Eu deveria ter ido ontem. Eu deveria ir hoje, e quase me atrevo a dizer que deveria ir amanhã. Pois algo me chama. A janela bate marcando o fim de um capítulo do meu dia, conclamando à cerveja gelada que está no bar. O peito dói as ingerências ulteriores, bem como o fígado. A chuva anuncia que meu tempo acabou. Mas algo me chama.
Reneguei as calcinhas usadas esquecidas na ebriedade cega da sexta à noite, reneguei o trabalho acumulado por esses meses de esbórnia desenfreada, reneguei a frase não dita de ontem, o conto não escrito de amanhã, a corda partida do violão, o extrato bancário que fazia volume na carteira, o cinema pseudo-intelectual da sessão das dez, os autores que proclamo como profetas sem nem lhes ler um parágrafo...
Renego a família, os amigos, o bar, o café, o tempo e o espaço. Não por desdém, superioridade ou qualquer coisa que o valha. Apenas o faço com a certeza do inseto que insiste em pousar na tela do meu notebook. Tanto ele como eu sabemos que a minha tela é preciosa demais para ser suja por sua morte. Espero que a vida me dê isonomia.

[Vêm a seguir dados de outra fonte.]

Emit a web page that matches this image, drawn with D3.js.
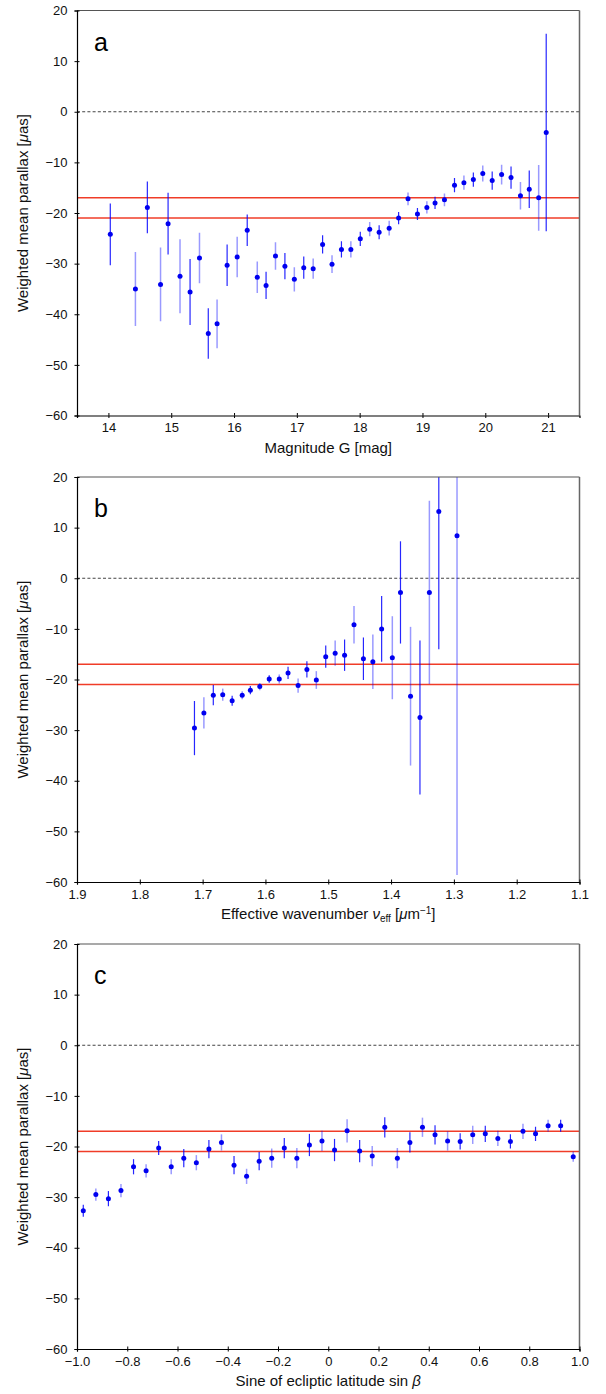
<!DOCTYPE html>
<html><head><meta charset="utf-8">
<script src="https://cdn.jsdelivr.net/npm/d3@7"></script>
<style>body{margin:0;background:#fff}</style>
</head><body>
<script>
// Panel a: magnitude G
const magG = [14.03,14.43,14.62,14.83,14.95,15.14,15.30,15.45,15.59,15.73,15.89,16.05,16.21,16.37,16.51,16.66,16.81,16.96,17.11,17.26,17.41,17.56,17.71,17.86,18.01,18.16,18.31,18.47,18.62,18.77,18.92,19.07,19.20,19.35,19.51,19.66,19.81,19.96,20.11,20.26,20.41,20.56,20.70,20.85,20.97];
const parA = [-24.2,-35.0,-18.9,-34.1,-22.1,-32.5,-35.6,-28.9,-43.8,-41.9,-30.3,-28.7,-23.4,-32.7,-34.3,-28.5,-30.5,-33.1,-30.8,-31.0,-26.2,-30.1,-27.2,-27.2,-25.1,-23.2,-23.8,-23.0,-21.0,-17.2,-20.2,-18.9,-18.0,-17.4,-14.5,-14.0,-13.4,-12.2,-13.6,-12.4,-13.0,-16.6,-15.3,-17.0,-4.1];
const errA = [6.1,7.3,5.1,7.3,6.1,7.3,6.5,5.0,5.0,4.8,4.1,4.0,3.1,3.1,2.7,2.7,2.6,2.4,2.2,2.0,1.8,1.75,1.6,1.6,1.4,1.4,1.4,1.45,1.2,1.25,1.2,1.2,1.2,1.25,1.4,1.4,1.4,1.6,1.8,1.95,2.2,2.7,3.7,6.5,19.5];

// Panel b: effective wavenumber
const nuEff = [1.713,1.698,1.683,1.668,1.653,1.637,1.624,1.609,1.594,1.578,1.564,1.548,1.534,1.519,1.504,1.489,1.474,1.459,1.444,1.429,1.415,1.398,1.385,1.369,1.354,1.339,1.324,1.295];
const parB = [-29.6,-26.6,-23.1,-23.0,-24.2,-23.1,-22.1,-21.4,-19.9,-19.9,-18.7,-21.2,-18.0,-20.1,-15.5,-14.8,-15.2,-9.2,-15.9,-16.5,-10.0,-15.7,-2.8,-23.3,-27.5,-2.8,13.2,8.4];
const errB = [5.35,3.1,2.0,1.2,1.0,0.8,0.8,0.7,0.75,0.9,1.2,1.4,1.6,1.75,2.2,2.5,3.1,3.7,4.2,5.4,6.5,8.2,10.1,13.7,15.2,18.1,27.2,67];

// Panel c: sine of ecliptic latitude
const sinBeta = [-0.975,-0.925,-0.875,-0.825,-0.775,-0.725,-0.675,-0.625,-0.575,-0.525,-0.475,-0.425,-0.375,-0.325,-0.275,-0.225,-0.175,-0.125,-0.075,-0.025,0.025,0.075,0.125,0.175,0.225,0.275,0.325,0.375,0.425,0.475,0.525,0.575,0.625,0.675,0.725,0.775,0.825,0.875,0.925,0.975];
const parC = [-32.7,-29.5,-30.3,-28.7,-24.0,-24.8,-20.3,-24.0,-22.3,-23.2,-20.5,-19.2,-23.7,-25.9,-22.9,-22.3,-20.3,-22.3,-19.7,-18.9,-20.7,-16.9,-20.9,-21.9,-16.2,-22.3,-19.2,-16.2,-17.7,-18.9,-19.0,-17.7,-17.5,-18.4,-19.0,-17.0,-17.5,-15.9,-15.9,-22.0];
const errC = [1.2,1.2,1.5,1.3,1.5,1.3,1.4,1.5,1.8,1.5,1.8,1.6,1.8,1.5,1.8,1.9,2.0,2.0,2.2,2.0,2.2,2.3,2.2,2.0,2.0,2.0,2.0,1.9,1.9,1.9,1.6,1.8,1.6,1.5,1.4,1.5,1.4,1.2,1.2,1.0];

const yTicks = [20,10,0,-10,-20,-30,-40,-50,-60];
const xTicksA = [14,15,16,17,18,19,20,21];
const xTicksB = [1.9,1.8,1.7,1.6,1.5,1.4,1.3,1.2,1.1];
const xTicksC = [-1,-0.8,-0.6,-0.4,-0.2,0,0.2,0.4,0.6,0.8,1];
const xLabelsC = ["−1.0","−0.8","−0.6","−0.4","−0.2","0","0.2","0.4","0.6","0.8","1.0"];
const refLines = [-17,-21];
const zeroLine = 0;
const panelLetters = ["a","b","c"];

const W = 606, H = 1394;
const L = 77, R = 579.5, PH = 405;
const tops = [10.5, 477, 944];
const FONT = '"Liberation Sans", Arial, sans-serif';

const svg = d3.select("body").append("svg")
  .attr("width", W).attr("height", H)
  .style("font-family", FONT);

const fmtInt = d => (d < 0 ? "−" : "") + Math.abs(d);

const panels = [
  { xs: magG, ys: parA, es: errA, dom: [13.5, 21.5], ticks: xTicksA, fmt: d => String(d) },
  { xs: nuEff, ys: parB, es: errB, dom: [1.9, 1.1], ticks: xTicksB, fmt: d => d.toFixed(1) },
  { xs: sinBeta, ys: parC, es: errC, dom: [-1, 1], ticks: xTicksC, fmt: (d, i) => xLabelsC[i] }
];

panels.forEach((p, k) => {
  const top = tops[k], bot = top + PH;
  const x = d3.scaleLinear().domain(p.dom).range([L, R]);
  const y = d3.scaleLinear().domain([-60, 20]).range([bot, top]);
  const g = svg.append("g");

  const clipId = "clip" + k;
  svg.append("clipPath").attr("id", clipId).append("rect")
    .attr("x", L).attr("y", top).attr("width", R - L).attr("height", PH);

  const gl = g.append("g").attr("clip-path", `url(#${clipId})`);
  gl.selectAll("line.ref").data(refLines).join("line")
    .attr("x1", L).attr("x2", R)
    .attr("y1", d => y(d)).attr("y2", d => y(d))
    .attr("stroke", "#f03c28").attr("stroke-width", 1.4);
  gl.append("line").attr("x1", L).attr("x2", R)
    .attr("y1", y(zeroLine)).attr("y2", y(zeroLine))
    .attr("stroke", "#444").attr("stroke-width", 1.1)
    .attr("stroke-dasharray", "3,2.2");

  const idx = d3.range(p.xs.length);
  gl.selectAll("line.err").data(idx).join("line")
    .attr("x1", i => x(p.xs[i])).attr("x2", i => x(p.xs[i]))
    .attr("y1", i => y(p.ys[i] - p.es[i])).attr("y2", i => y(p.ys[i] + p.es[i]))
    .attr("stroke", "#0000ff")
    .attr("stroke-width", i => i % 2 === 0 ? 1.2 : 1.5)
    .attr("stroke-opacity", i => i % 2 === 0 ? 0.85 : 0.4);
  gl.selectAll("circle").data(idx).join("circle")
    .attr("cx", i => x(p.xs[i])).attr("cy", i => y(p.ys[i]))
    .attr("r", 2.5).attr("fill", "#0000f0");

  g.append("line").attr("x1", L).attr("x2", R).attr("y1", top).attr("y2", top)
    .attr("stroke", "#555").attr("stroke-width", 1.2);
  g.append("line").attr("x1", R).attr("x2", R).attr("y1", top).attr("y2", bot)
    .attr("stroke", "#666").attr("stroke-width", 1.5);

  const yAx = d3.axisLeft(y).tickValues(yTicks).tickFormat(fmtInt).tickSize(2.5).tickPadding(7);
  const xAx = d3.axisBottom(x).tickValues(p.ticks).tickFormat(p.fmt).tickSize(2.5).tickPadding(5);
  const ga = g.append("g").attr("transform", `translate(${L},0)`).call(yAx);
  const gb = g.append("g").attr("transform", `translate(0,${bot})`).call(xAx);
  [ga, gb].forEach(a => {
    a.select(".domain").attr("stroke", "#000").attr("stroke-width", 1.2);
    a.selectAll(".tick line").attr("stroke", "#000").attr("stroke-width", 1);
    a.selectAll("text").attr("font-family", FONT).attr("font-size", 13).attr("fill", "#111");
  });
  ga.selectAll(".tick").append("line").attr("x1", 0).attr("x2", 2.5).attr("stroke", "#000");
  gb.selectAll(".tick").append("line").attr("y1", 0).attr("y2", -2.5).attr("stroke", "#000");

  g.append("text").attr("x", L + 17).attr("y", top + 40)
    .attr("font-size", 25).attr("fill", "#000").text(panelLetters[k]);

  const yl = g.append("text")
    .attr("transform", `translate(28,${top + PH / 2}) rotate(-90)`)
    .attr("text-anchor", "middle").attr("font-size", 15).attr("fill", "#111");
  yl.append("tspan").text("Weighted mean parallax [");
  yl.append("tspan").attr("font-style", "italic").text("μ");
  yl.append("tspan").text("as]");

  const xl = g.append("text").attr("x", (L + R) / 2).attr("y", bot + 37)
    .attr("text-anchor", "middle").attr("font-size", 15).attr("fill", "#111");
  if (k === 0) {
    xl.text("Magnitude G [mag]");
  } else if (k === 1) {
    xl.append("tspan").text("Effective wavenumber ");
    xl.append("tspan").attr("font-style", "italic").text("ν");
    xl.append("tspan").attr("font-size", 10).attr("dy", 3).text("eff");
    xl.append("tspan").attr("dy", -3).text(" [");
    xl.append("tspan").attr("font-style", "italic").text("μ");
    xl.append("tspan").text("m");
    xl.append("tspan").attr("font-size", 10).attr("dy", -5).text("−1");
    xl.append("tspan").attr("dy", 5).text("]");
  } else {
    xl.append("tspan").text("Sine of ecliptic latitude sin ");
    xl.append("tspan").attr("font-style", "italic").text("β");
  }
});
</script>
</body></html>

Não vou renegar deus, o capeta ou mitra. Pouco me importa onde Lênin choraminga suas dúvidas e Smith sente seus demônios. Renego só o cansaço da falsa importância. A minha culpa me renegou, não há por que olhar para fora agora. Mas algo me chama.
A janela bate marcando o fim do capítulo da novela. Não ouço. Reneguei-a bem como o coaxar da minha consciência. O resto se foi, o luar e minha dor. O chamado urge, expulsando as ultimas gotas do meu ser de dentro da garrafa e de mim. Levanto-me, branco como o palimpsesto dos pecados e sigo. Enfim, um chamado a atender.
A janela bate marcando o fim de mais um capítulo da existência humana, ou só daquele velho dormindo na calçada. Passo no banco, tiro o extrato. Um leve tamborilo anuncia que a chuva voltou. Abro a janela.